Day 11: Mérida to Alcuéscar via the recreated roman baths

October 10, 38km

Letizia and I stepped out this morning together after last farewells with Frank in the morning dark. I’ve been walking alone pretty much the whole way to here, so it’s a welcome change for some company and a sharing of the way, though a different rhythm and vibe as well. We planned to have a hot dip in the Roman inspired thermal baths at Aljucén and were psyched and excited when we walked in at 10:30. We were met at the door by a sweet lady wearing kind of hippy-Roman attire but decided not to stay because her masseuse was having her day off and it would have taken an hour to heat the pools.

Probably a good thing too, as it was a long and tiring walk to Alcuéscar, mostly without shade under a hot sun. It was one of those walks when you’re sure the albergue will be ‘just around that corner’ and it is actually still 4km away. Sore feet, pleading faces. A long final hour. A lot said between us in silence.

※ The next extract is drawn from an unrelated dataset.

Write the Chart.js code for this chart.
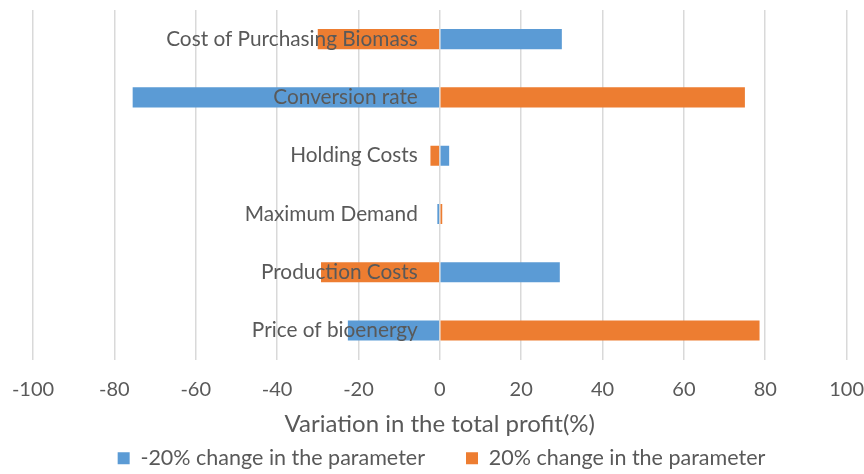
<!DOCTYPE html>
<html>
<head>
<meta charset="utf-8">
<script src="https://cdn.jsdelivr.net/npm/chart.js@4/dist/chart.umd.min.js"></script>
<style>
  html, body { margin: 0; padding: 0; background: #fff; }
  #wrap { width: 864px; height: 474px; }
</style>
</head>
<body>
<div id="wrap"><canvas id="myChart1"></canvas></div>
<script>
const categories = [
  "Cost of Purchasing Biomass",
  "Conversion rate",
  "Holding Costs",
  "Maximum Demand",
  "Production Costs",
  "Price of bioenergy"
];
const minus20 = [30, -75.5, 2.3, -0.6, 29.5, -22.6];
const plus20 = [-30, 75, -2.3, 0.6, -29.2, 78.6];
const seriesNames = ["-20% change in the parameter", "20% change in the parameter"];
const xTicks = [-100, -80, -60, -40, -20, 0, 20, 40, 60, 80, 100];

const fontName = "Lato, 'Open Sans', sans-serif";
const grey = "#595959";

// category names sit just left of the zero line, over the bars
const centerLabels = {
  id: "centerLabels",
  afterDatasetsDraw(chart) {
    const ctx = chart.ctx;
    const xs = chart.scales.x;
    const ys = chart.scales.y;
    const x0 = xs.getPixelForValue(0) - 22;
    ctx.save();
    ctx.font = "20.8px " + fontName;
    ctx.fillStyle = grey;
    ctx.textAlign = "right";
    ctx.textBaseline = "middle";
    categories.forEach((c, i) => {
      ctx.fillText(c, x0, ys.getPixelForValue(i));
    });
    ctx.restore();
  }
};

const ctx = document.getElementById("myChart1");

new Chart(ctx, {
  type: "bar",
  data: {
    labels: categories,
    datasets: [
      {
        label: seriesNames[0],
        data: minus20,
        backgroundColor: "#5B9BD5",
        borderWidth: 0,
        barPercentage: 0.345,
        categoryPercentage: 1
      },
      {
        label: seriesNames[1],
        data: plus20,
        backgroundColor: "#ED7D31",
        borderWidth: 0,
        barPercentage: 0.345,
        categoryPercentage: 1
      }
    ]
  },
  options: {
    indexAxis: "y",
    responsive: true,
    maintainAspectRatio: false,
    animation: false,
    layout: { padding: { left: 33, right: 14, top: 10, bottom: -5 } },
    plugins: {
      legend: {
        position: "bottom",
        labels: {
          boxWidth: 12,
          boxHeight: 12,
          padding: 8,
          color: grey,
          font: { family: fontName, size: 21.5 },
          generateLabels: (chart) => {
            const items = Chart.defaults.plugins.legend.labels.generateLabels(chart);
            items[0].text = items[0].text + "      ";
            return items;
          }
        }
      },
      tooltip: { enabled: false }
    },
    scales: {
      x: {
        stacked: true,
        min: -100,
        max: 100,
        afterBuildTicks: (scale) => { scale.ticks = xTicks.map(v => ({ value: v })); },
        ticks: {
          color: grey,
          padding: 0,
          font: { family: fontName, size: 20 }
        },
        grid: {
          color: "#d9d9d9",
          lineWidth: 1.5,
          drawTicks: true,
          tickLength: 18,
          tickColor: "rgba(0,0,0,0)"
        },
        border: { display: false },
        title: {
          display: true,
          text: "Variation in the total profit(%)",
          color: grey,
          padding: { top: 8, bottom: 1 },
          font: { family: fontName, size: 24 }
        }
      },
      y: {
        stacked: true,
        display: false
      }
    }
  },
  plugins: [centerLabels]
});
</script>
</body>
</html>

Some funny moments of today were a whole paddock full of sheep bleating with full voice at us as we walked past. Feed us, humans! We’re so hungry! And a horned cow staring at us over a stone wall, just her peeping eyes visible. And a sign saying please don’t take the tree fruits when all there was was more acorns which have been along the path without pause for days now. And yep, not that hungry for acorns.

There are two other pilgrims here in Alcuéscar: Iñaki from Pamplona and Renato, of the white underpants, from somewhere in the north of Italy. It’s a sort of monastery / collegio for young priests in training and shelter for poor, sick and disabled people (all men as far as I can see… and hear, from the wolf whistles and I lurff youw.) And it has true pilgrim spirit, never turning anyone away, operating only by donations and having the attitude of come here and share what we have which is not much, but welcome! And help us do the washing up too. At the end of Mass we four were given a proper pilgrim blessing, our first, by an elderly priest. The place is inspired by Father Leocadia and above the door a saying of his: your houses, palaces of the poor! This good and deep and old catholic spirit of serving the poorest of the poor in the most generous way and as the most important work to do, is a powerful presence. What do I discover when I open my Bible? “It is easier for a camel to pass through the eye of a needle than it is for a rich man to enter the kingdom of heaven” heh. Nice.

May our homes all be palaces of hospitality.